3 Steps to simplify an existing Competency Model / Capability Framework

If you have a competency model or capability framework, and you’re ready to make it actionable, use these 3 steps to see if it needs to be simplified.  

  1. Is it easy to consume?  Do you have to read then re-read each statement to know what it means?  Or is it easy to read in the language of the people using it?  Too often, competency models are too academic.  It looks impressive, but the model itself cannot easily be consumed by the end user.  It should read as they speak. 

  2. Is it too much?  The most successful capability models have between 15 – 30 tasks, a reasonable number to assess against.  A competency model should describe what “great” looks like focused on what is most critical to success – not be a complete list of everything they do. 
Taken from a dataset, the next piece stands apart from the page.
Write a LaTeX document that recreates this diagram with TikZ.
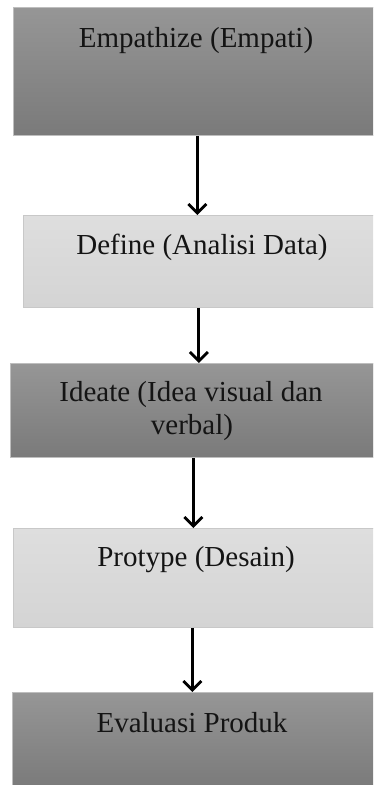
\documentclass[tikz,border=0pt]{standalone}
\usepackage{fontspec}
\setmainfont{Liberation Serif}
\usetikzlibrary{arrows.meta}
\definecolor{darktop}{RGB}{150,150,150}
\definecolor{darkbot}{RGB}{122,122,122}
\definecolor{darkedge}{RGB}{190,190,190}
\definecolor{lighttop}{RGB}{222,222,222}
\definecolor{lightbot}{RGB}{212,212,212}
\definecolor{lightedge}{RGB}{200,200,200}
\tikzset{
  darkbox/.style={rectangle, anchor=north west, inner sep=0pt,
    top color=darktop, bottom color=darkbot, draw=darkedge, line width=0.8pt},
  lightbox/.style={rectangle, anchor=north west, inner sep=0pt,
    top color=lighttop, bottom color=lightbot, draw=lightedge, line width=0.8pt},
  lbl/.style={anchor=base, inner sep=0pt, text=black!92,
    font=\fontsize{29}{33}\selectfont},
  flow/.style={line width=3pt, black,
    -{Straight Barb[length=9pt, width=18pt, line width=2.8pt]}}
}
\begin{document}
\begin{tikzpicture}[x=1pt, y=-1pt]
\useasboundingbox (0,0) rectangle (373,785);
\fill[white] (0,0) rectangle (373,785);
\clip (0,0) rectangle (373,785);

% process boxes
\node[darkbox,  minimum width=366pt, minimum height=128pt] (b1) at (13,7)   {};
\node[lightbox, minimum width=359pt, minimum height=92pt]  (b2) at (23,215) {};
\node[darkbox,  minimum width=363pt, minimum height=94pt]  (b3) at (10,363) {};
\node[lightbox, minimum width=366pt, minimum height=99pt]  (b4) at (13,528) {};
\node[darkbox,  minimum width=362pt, minimum height=96pt]  (b5) at (12,692) {};

% labels
\node[lbl] (t1)  at (196,47)  {Empathize (Empati)};
\node[lbl] (t2)  at (202,254) {Define (Analisi Data)};
\node[lbl] (t3a) at (191,401) {Ideate (Idea visual dan};
\node[lbl] (t3b) at (192,434) {verbal)};
\node[lbl] (t4)  at (196,566) {Protype (Desain)};
\node[lbl] (t5)  at (192,732) {Evaluasi Produk};

% connectors
\draw[flow] ([xshift=1pt]b1.south)  -- ([xshift=1pt]b1.south  |- b2.north);
\draw[flow] ([xshift=-4pt]b2.south) -- ([xshift=-4pt]b2.south |- b3.north);
\draw[flow] ([xshift=1.5pt]b3.south) -- ([xshift=1.5pt]b3.south |- b4.north);
\draw[flow] ([xshift=-4pt]b4.south) -- ([xshift=-4pt]b4.south |- b5.north);
\end{tikzpicture}
\end{document}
  3. Are they really tasks?  Once you remove those not critical to success, see if you have some tasks that are really behavioral examples of other tasks.  If you can’t come up with behavioral examples (what it looks like to do that task at various levels of proficiency), then it’s a behavioral example of something else. (E.g., you don’t attend meetings well, rather actively participating in meetings might be an example of “Collaborate within and across functional teams”).  That is, tasks should list WHAT you do, and the examples describe HOW you do it.

Follow these simplification steps and you’ll maximum use and adoption of your competency model.